The other tobacco world is primarily in the developing and undeveloped nations. Altria essentially gave this up when it spun off Philip Morris in 2017. Tobacco lawsuits in the United States were so severe that investors wanted a tobacco “pure play” not plagued by legal issues. Philip Morris’s businesses were overseas.

Financial Trends

Altria’s revenue has grown at a very slow pace recently. In its most recently reported quarter, revenue was $6.86 billion, up from $5.29 billion in the same quarter a year earlier. Per-share earnings were $1.19, compared with $1.08 the year before.

The numbers were in line with analysts’ expectations. However, Altria had to take a write-down of $4.5 billion on the Juul deal.

For the full year, 2019 revenue was $25.1 billion. That was down from $25.4 billion in 2018 and $25.6 billion in 2017. Due to the Juul write-off, it is best to look at operating income for a picture of the three years. The figure was $10.3 billion last year, $9.1 billion in 2018 and $9.5 billion in 2018.

The figures are a perfect example of the extent to which tobacco use has flattened in the United States.

What Does Altria Do?

There are two answers to this question, and both are pertinent to any look at the company.

For decades, Altria was America’s tobacco giant. The firm was previously known as Philip Morris. Its primary product and brand, which accounted for the lion’s share of its sales, was Marlboro.

Philip Morris diversified to expand its portfolio beyond tobacco.
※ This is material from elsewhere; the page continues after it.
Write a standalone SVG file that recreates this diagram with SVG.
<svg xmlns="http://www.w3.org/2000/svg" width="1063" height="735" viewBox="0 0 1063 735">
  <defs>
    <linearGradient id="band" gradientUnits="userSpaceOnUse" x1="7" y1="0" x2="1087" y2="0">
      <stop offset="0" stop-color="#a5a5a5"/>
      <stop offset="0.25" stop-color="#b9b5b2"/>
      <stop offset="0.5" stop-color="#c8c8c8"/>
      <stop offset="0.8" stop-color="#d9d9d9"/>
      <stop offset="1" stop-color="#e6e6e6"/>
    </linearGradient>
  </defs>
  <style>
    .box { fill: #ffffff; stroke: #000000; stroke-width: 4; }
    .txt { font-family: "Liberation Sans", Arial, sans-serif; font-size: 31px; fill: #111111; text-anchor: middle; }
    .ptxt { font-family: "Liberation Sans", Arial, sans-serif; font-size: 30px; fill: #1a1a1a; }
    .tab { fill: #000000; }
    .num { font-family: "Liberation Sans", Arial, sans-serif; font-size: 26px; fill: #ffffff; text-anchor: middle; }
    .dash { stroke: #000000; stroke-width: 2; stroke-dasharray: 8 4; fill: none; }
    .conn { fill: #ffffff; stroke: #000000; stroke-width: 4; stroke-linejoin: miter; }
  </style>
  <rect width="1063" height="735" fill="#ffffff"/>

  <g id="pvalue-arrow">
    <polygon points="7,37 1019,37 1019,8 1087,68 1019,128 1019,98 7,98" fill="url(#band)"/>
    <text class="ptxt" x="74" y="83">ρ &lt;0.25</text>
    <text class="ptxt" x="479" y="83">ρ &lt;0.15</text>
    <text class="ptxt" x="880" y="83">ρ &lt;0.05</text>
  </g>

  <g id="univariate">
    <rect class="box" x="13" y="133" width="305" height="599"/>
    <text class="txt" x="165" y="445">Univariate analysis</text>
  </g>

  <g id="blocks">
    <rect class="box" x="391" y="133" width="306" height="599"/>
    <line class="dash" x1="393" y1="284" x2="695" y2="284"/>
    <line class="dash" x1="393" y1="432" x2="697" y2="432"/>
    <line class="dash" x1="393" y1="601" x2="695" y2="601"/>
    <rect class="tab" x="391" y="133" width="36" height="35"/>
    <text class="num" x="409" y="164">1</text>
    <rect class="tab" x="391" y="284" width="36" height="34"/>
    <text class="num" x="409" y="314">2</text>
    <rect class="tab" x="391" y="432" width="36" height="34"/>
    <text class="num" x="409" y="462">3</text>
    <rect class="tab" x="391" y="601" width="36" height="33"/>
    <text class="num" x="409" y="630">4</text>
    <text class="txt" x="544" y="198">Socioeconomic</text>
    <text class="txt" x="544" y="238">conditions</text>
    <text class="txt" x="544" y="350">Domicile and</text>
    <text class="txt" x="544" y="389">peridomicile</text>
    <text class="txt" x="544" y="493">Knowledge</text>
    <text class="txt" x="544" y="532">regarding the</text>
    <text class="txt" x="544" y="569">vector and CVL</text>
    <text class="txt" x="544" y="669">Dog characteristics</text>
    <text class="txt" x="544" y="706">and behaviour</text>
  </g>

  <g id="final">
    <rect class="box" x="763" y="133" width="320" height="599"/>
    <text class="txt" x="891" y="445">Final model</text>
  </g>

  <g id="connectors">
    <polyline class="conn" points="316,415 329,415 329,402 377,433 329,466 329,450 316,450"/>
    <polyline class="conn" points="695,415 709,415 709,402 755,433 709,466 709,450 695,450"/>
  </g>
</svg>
It bought the brewer Miller in 1970, General Foods in 1985 and Kraft in 1988. In 2008, Philip Morris was spun out to be the holder of international assets and sales. At that point, Philip Morris International also became its own publicly traded company.
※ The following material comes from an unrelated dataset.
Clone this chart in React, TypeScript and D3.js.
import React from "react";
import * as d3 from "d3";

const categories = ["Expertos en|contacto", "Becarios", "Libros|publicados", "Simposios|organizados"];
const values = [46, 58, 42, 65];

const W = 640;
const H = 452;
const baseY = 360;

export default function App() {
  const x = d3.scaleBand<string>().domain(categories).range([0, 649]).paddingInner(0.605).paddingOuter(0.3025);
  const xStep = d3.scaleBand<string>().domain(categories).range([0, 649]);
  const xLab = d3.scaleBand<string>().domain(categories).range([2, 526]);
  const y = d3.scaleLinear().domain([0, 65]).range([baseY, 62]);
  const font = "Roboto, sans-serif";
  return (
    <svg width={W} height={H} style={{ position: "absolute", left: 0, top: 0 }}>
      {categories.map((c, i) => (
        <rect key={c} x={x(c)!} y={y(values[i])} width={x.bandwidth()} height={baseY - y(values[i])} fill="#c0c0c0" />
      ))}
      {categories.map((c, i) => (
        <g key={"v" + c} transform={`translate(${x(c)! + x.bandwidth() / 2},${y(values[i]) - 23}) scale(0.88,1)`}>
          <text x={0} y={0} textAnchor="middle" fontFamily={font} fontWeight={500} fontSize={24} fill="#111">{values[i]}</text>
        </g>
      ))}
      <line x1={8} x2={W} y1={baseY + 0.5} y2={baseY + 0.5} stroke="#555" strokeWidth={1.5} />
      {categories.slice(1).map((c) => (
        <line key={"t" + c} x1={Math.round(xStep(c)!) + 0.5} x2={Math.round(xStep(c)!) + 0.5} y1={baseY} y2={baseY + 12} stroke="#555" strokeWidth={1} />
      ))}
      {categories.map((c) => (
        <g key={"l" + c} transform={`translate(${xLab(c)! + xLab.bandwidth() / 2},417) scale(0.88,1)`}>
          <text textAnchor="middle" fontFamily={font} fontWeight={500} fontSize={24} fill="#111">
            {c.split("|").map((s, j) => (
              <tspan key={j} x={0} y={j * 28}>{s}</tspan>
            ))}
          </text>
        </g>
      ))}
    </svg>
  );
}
Ironically, late last year Philip Morris International and Altria began merger plans that would have put most of the old company back together. Those plans were quickly abandoned.

In its “second incarnation,” Altria’s revenue comes primarily from Philip Morris USA. Marlboro continues to be its primary brand. Marlboro sales represent 43% of all cigarette sales in the United States. Altria makes the point that this is more than the sales of the next eight domestic brands combined.
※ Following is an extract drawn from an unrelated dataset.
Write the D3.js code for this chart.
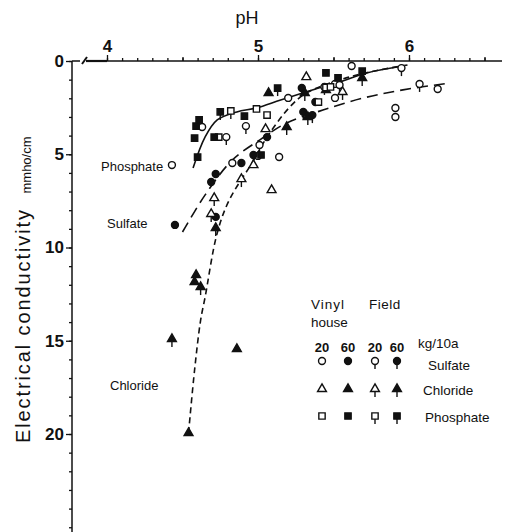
<!DOCTYPE html>
<html lang="en">
<head>
    <meta charset="UTF-8">
    <title>EC vs pH</title>
    <script src="https://d3js.org/d3.v7.min.js"></script>
    <style>
        body {
            margin: 0;
            padding: 0;
            background: #fff;
        }

        svg {
            display: block;
            font-family: "Liberation Sans", Arial, sans-serif;
        }
    </style>
</head>
<body>
<svg id="chart" width="508" height="532"></svg>
<script>
    // axis ticks
    var phMajor = [4, 5, 6];
    var ecMajor = [0, 5, 10, 15, 20];

    // points: [pH, EC mmho/cm]
    var sulfateVinyl20 = [[4.63, 3.54], [5.20, 1.98], [5.51, 1.23], [5.51, 1.98], [5.62, 0.27], [4.83, 5.47],
        [5.00, 5.09], [5.14, 5.15], [4.43, 5.58], [6.19, 1.50], [5.91, 2.52], [5.91, 3.00]];
    var sulfateVinyl60 = [[5.06, 4.08], [4.89, 5.47], [4.72, 6.06], [4.69, 6.49], [4.72, 8.36], [4.45, 8.79], [5.38, 2.20]];
    var sulfateField20 = [[4.79, 4.08], [4.92, 3.49], [5.01, 4.50], [5.44, 1.39], [5.54, 1.29], [5.95, 0.38], [6.07, 1.23]];
    var sulfateField60 = [[4.97, 5.04], [5.29, 1.45], [5.30, 2.73], [5.36, 2.90]];

    var chlorideVinyl20 = [[5.32, 0.86], [4.97, 5.58], [5.09, 6.92], [5.05, 3.65]];
    var chlorideVinyl60 = [[5.07, 1.72], [4.59, 11.47], [4.58, 11.85], [4.86, 15.44], [4.54, 19.95], [5.45, 1.55]];
    var chlorideField20 = [[5.56, 1.66], [4.89, 6.33], [4.71, 7.35], [4.69, 8.20]];
    var chlorideField60 = [[5.31, 1.72], [5.69, 0.91], [5.33, 3.00], [5.19, 3.54], [4.72, 8.95], [4.43, 14.91], [4.62, 12.12]];

    var phosphateVinyl20 = [[4.99, 2.57], [5.06, 2.90], [4.74, 4.08], [5.45, 1.42], [5.40, 2.20], [5.48, 1.39]];
    var phosphateVinyl60 = [[4.91, 2.95], [4.59, 3.49], [4.61, 3.16], [4.58, 4.13], [4.71, 4.08], [5.45, 0.64],
        [5.53, 0.91], [5.69, 0.54], [4.60, 5.15], [5.02, 5.04]];
    var phosphateField20 = [[4.82, 2.68]];
    var phosphateField60 = [[4.75, 2.73], [5.13, 1.45]];

    // fitted curves
    var phosphateCurve = [[4.57, 5.74], [4.65, 4.07], [4.73, 3.16], [4.86, 2.73], [4.99, 2.52], [5.15, 2.09],
        [5.36, 1.55], [5.54, 1.13], [5.72, 0.64], [5.96, 0.27]];
    var sulfateCurve = [[4.50, 9.17], [4.65, 7.18], [4.83, 5.31], [5.01, 4.24], [5.19, 3.32], [5.43, 2.63],
        [5.70, 1.98], [5.96, 1.55], [6.27, 1.18]];
    var chlorideCurve = [[4.54, 19.95], [4.58, 16.57], [4.62, 13.9], [4.65, 12.65], [4.73, 9.22], [4.81, 7.45],
        [4.96, 5.47], [5.06, 4.08], [5.21, 2.47], [5.32, 1.72], [5.54, 1.02], [5.74, 0.59], [5.99, 0.21]];

    var svg = d3.select('#chart');
    var ink = '#111';

    var x = d3.scaleLinear().domain([4, 6]).range([107, 409]);
    var y = d3.scaleLinear().domain([0, 20]).range([61, 434]);
    var xMin = x.invert(72), xMax = x.invert(502);
    var yMax = y.invert(532);

    // top axis
    var gx = svg.append('g').attr('transform', 'translate(0,' + y(0) + ')');
    gx.append('g')
        .call(d3.axisTop(x).tickValues(d3.range(40, 66).map(function (v) { return v / 10; }))
            .tickSize(3).tickFormat(''))
        .call(function (g) { g.select('.domain').remove(); });
    gx.append('g')
        .call(d3.axisTop(x).tickValues([4.5, 5.5, 6.5]).tickSize(4).tickFormat(''))
        .call(function (g) { g.select('.domain').remove(); });
    gx.append('g')
        .call(d3.axisTop(x).tickValues(phMajor).tickSize(6).tickPadding(3).tickFormat(d3.format('d')))
        .call(function (g) { g.select('.domain').remove(); });
    gx.selectAll('line').attr('stroke', ink).attr('stroke-width', 1.3);
    gx.selectAll('text').attr('font-size', 17).attr('font-weight', 'bold').attr('fill', ink);
    // axis line with a break mark
    gx.append('line').attr('x1', 72).attr('x2', 80).attr('y1', 0).attr('y2', 0)
        .attr('stroke', ink).attr('stroke-width', 1.5);
    gx.append('line').attr('x1', 82).attr('x2', 87).attr('y1', 3).attr('y2', -4)
        .attr('stroke', ink).attr('stroke-width', 2);
    gx.append('line').attr('x1', 86).attr('x2', x(4)).attr('y1', 0).attr('y2', 0)
        .attr('stroke', ink).attr('stroke-width', 2.2);
    gx.append('line').attr('x1', x(4)).attr('x2', x(xMax)).attr('y1', 0).attr('y2', 0)
        .attr('stroke', ink).attr('stroke-width', 1.3);

    // left axis
    var gy = svg.append('g').attr('transform', 'translate(72,0)');
    gy.append('g')
        .call(d3.axisLeft(y).tickValues(d3.range(0, 26)).tickSize(3).tickFormat(''))
        .call(function (g) { g.select('.domain').remove(); });
    gy.append('g')
        .call(d3.axisLeft(y).tickValues(ecMajor).tickSize(6).tickPadding(2).tickFormat(d3.format('d')))
        .call(function (g) { g.select('.domain').remove(); });
    gy.selectAll('line').attr('stroke', ink).attr('stroke-width', 1.3);
    gy.selectAll('text').attr('font-size', 17).attr('font-weight', 'bold').attr('fill', ink);
    gy.append('line').attr('x1', 0).attr('x2', 0).attr('y1', y(0)).attr('y2', y(yMax))
        .attr('stroke', ink).attr('stroke-width', 1.5);

    // axis titles
    svg.append('text').attr('x', 247).attr('y', 24).attr('text-anchor', 'middle')
        .attr('font-size', 18).attr('fill', ink).text('pH');
    svg.append('text').attr('transform', 'translate(30,443) rotate(-90)')
        .attr('font-size', 20).attr('letter-spacing', 1.9).attr('fill', ink).text('Electrical conductivity');
    svg.append('text').attr('transform', 'translate(31,165) rotate(-90)').attr('text-anchor', 'middle')
        .attr('font-size', 13).attr('fill', ink).text('mmho/cm');

    // curves
    var line = d3.line()
        .x(function (d) { return x(d[0]); })
        .y(function (d) { return y(d[1]); })
        .curve(d3.curveCatmullRom.alpha(0.5));
    var curves = [
        {data: phosphateCurve, dash: null},
        {data: sulfateCurve, dash: '11,6'},
        {data: chlorideCurve, dash: '6,4'}
    ];
    svg.append('g').selectAll('path').data(curves).join('path')
        .attr('d', function (c) { return line(c.data); })
        .attr('fill', 'none')
        .attr('stroke', ink)
        .attr('stroke-width', 1.6)
        .attr('stroke-dasharray', function (c) { return c.dash; });

    // markers
    function shapePath(kind) {
        if (kind === 'circle') return d3.symbol(d3.symbolCircle, 38)();
        if (kind === 'triangle') return d3.symbol(d3.symbolTriangle, 34)();
        return d3.symbol(d3.symbolSquare, 40)();
    }

    function drawMarker(g, kind, filled, field) {
        if (field) {
            g.append('line').attr('x1', 0).attr('x2', 0).attr('y1', 2).attr('y2', 8)
                .attr('stroke', ink).attr('stroke-width', 1.4);
        }
        g.append('path').attr('d', shapePath(kind))
            .attr('fill', filled ? ink : '#fff')
            .attr('stroke', ink)
            .attr('stroke-width', 1.4);
    }

    var groups = [
        {data: sulfateVinyl20, kind: 'circle', filled: false, field: false},
        {data: sulfateVinyl60, kind: 'circle', filled: true, field: false},
        {data: sulfateField20, kind: 'circle', filled: false, field: true},
        {data: sulfateField60, kind: 'circle', filled: true, field: true},
        {data: chlorideVinyl20, kind: 'triangle', filled: false, field: false},
        {data: chlorideVinyl60, kind: 'triangle', filled: true, field: false},
        {data: chlorideField20, kind: 'triangle', filled: false, field: true},
        {data: chlorideField60, kind: 'triangle', filled: true, field: true},
        {data: phosphateVinyl20, kind: 'square', filled: false, field: false},
        {data: phosphateVinyl60, kind: 'square', filled: true, field: false},
        {data: phosphateField20, kind: 'square', filled: false, field: true},
        {data: phosphateField60, kind: 'square', filled: true, field: true}
    ];
    var pts = svg.append('g');
    groups.forEach(function (grp) {
        grp.data.forEach(function (d) {
            var g = pts.append('g').attr('transform', 'translate(' + x(d[0]) + ',' + y(d[1]) + ')');
            drawMarker(g, grp.kind, grp.filled, grp.field);
        });
    });

    // curve labels
    var curveLabels = [
        {text: 'Phosphate', x: 101, y: 171},
        {text: 'Sulfate', x: 107, y: 228},
        {text: 'Chloride', x: 110, y: 390}
    ];
    svg.append('g').selectAll('text').data(curveLabels).join('text')
        .attr('x', function (d) { return d.x; })
        .attr('y', function (d) { return d.y; })
        .attr('font-size', 13).attr('fill', ink)
        .text(function (d) { return d.text; });

    // legend
    var leg = svg.append('g').attr('fill', ink).attr('font-size', 13.5);
    leg.append('text').attr('x', 311).attr('y', 309).attr('letter-spacing', 1).text('Vinyl');
    leg.append('text').attr('x', 369).attr('y', 309).attr('letter-spacing', 0.5).text('Field');
    leg.append('text').attr('x', 311).attr('y', 327).text('house');
    leg.append('text').attr('x', 418).attr('y', 348).text('kg/10a');
    var legCols = [{rate: '20', field: false, filled: false}, {rate: '60', field: false, filled: true},
        {rate: '20', field: true, filled: false}, {rate: '60', field: true, filled: true}];
    var legX = [322, 348, 375, 397];
    leg.selectAll('text.rate').data(legCols).join('text').attr('class', 'rate')
        .attr('x', function (d, i) { return legX[i]; })
        .attr('y', 352).attr('text-anchor', 'middle').attr('font-weight', 'bold').attr('font-size', 13)
        .text(function (d) { return d.rate; });
    var legRows = [
        {label: 'Sulfate', kind: 'circle', y: 361, lx: 428, ly: 370},
        {label: 'Chloride', kind: 'triangle', y: 389, lx: 423, ly: 395},
        {label: 'Phosphate', kind: 'square', y: 416, lx: 425, ly: 422}
    ];
    legRows.forEach(function (r) {
        legCols.forEach(function (c, i) {
            var g = leg.append('g').attr('transform', 'translate(' + legX[i] + ',' + r.y + ')');
            drawMarker(g, r.kind, c.filled, c.field);
        });
        leg.append('text').attr('x', r.lx).attr('y', r.ly).text(r.label);
    });
</script>
</body>
</html>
Altria also owns U.S. Smokeless Tobacco, John Middleton, Nat Sherman and Ste. Michelle Wine Estates. It employs 7,300 people.

The latest major move by Altria management was that investment in Juul. The strategy was based on the huge and rapidly growing market for e-cigarettes. Many in the industry assume these devices would cut into cigarette sales, particularly among teenagers and young adults. Juul Labs was created in 2017.

Juul had close to three-quarters of the U.S. e-cigarette market at the end of 2018. The federal government became concerned, among other reasons, because of wide e-cigarette use by minors.

The U.S. Food and Drug Administration (FDA) began a major investigation. Juul eventually stopped selling some of the flavors of its e-cigarettes. It said it would also stop using social media to market its products.

Recently, the U.S. Securities and Exchange Commission (SEC) began an investigation into Altria’s Juul investment. Many state attorneys general have started similar probes.

What has become clear recently is that the Juul strategy has collapsed.

One Very Good Thing About Altria

Altria is one of the market’s great “safe haven” stocks. It pays an annualized dividend of $3.36 per share, which makes its yield an extraordinary 7.67%. Such a yield normally would be attached to a relatively risky investment. However, Altria is cash rich. Its free cash flow last year was $7.5 billion.

Altria paid $25 billion in dividends between 2015 and 2019. It bought back $7 billion of its shares over the same period. Altria routinely increases its dividend as well.

Critics complain that Altria pays large dividends and buys stock because it has no M&A or product development work for its capital. For investors who want to own shares in a company that is likely to be in business and pay dividends long term, Altria is close to perfect.

Altria Management and Board Paid Well

Altria’s stock is down 32% in the past two years. In that time, the S&P 500 is up over 23%. Nevertheless, the Altria board of directors and senior management have done remarkably well financially.

Altria has 11 directors. Several have been on the board for over a decade. The list includes Dinyar S. Devitre, the former chief financial officer. Howard A. Willard III is the board chair and chief executive officer, and he joined the board in 2018.

Each member of the board made more than $300,000 in 2018.

For the purposes of setting pay for senior management, the board looked at compensation at several other companies. Among these were Coca-Cola, PepsiCo and McDonald’s.

Willard made $11,573,699 in 2018. Chief Financial Officer William F. Gifford Jr. made $7,601,685.

Arguably, they are doing better than shareholders.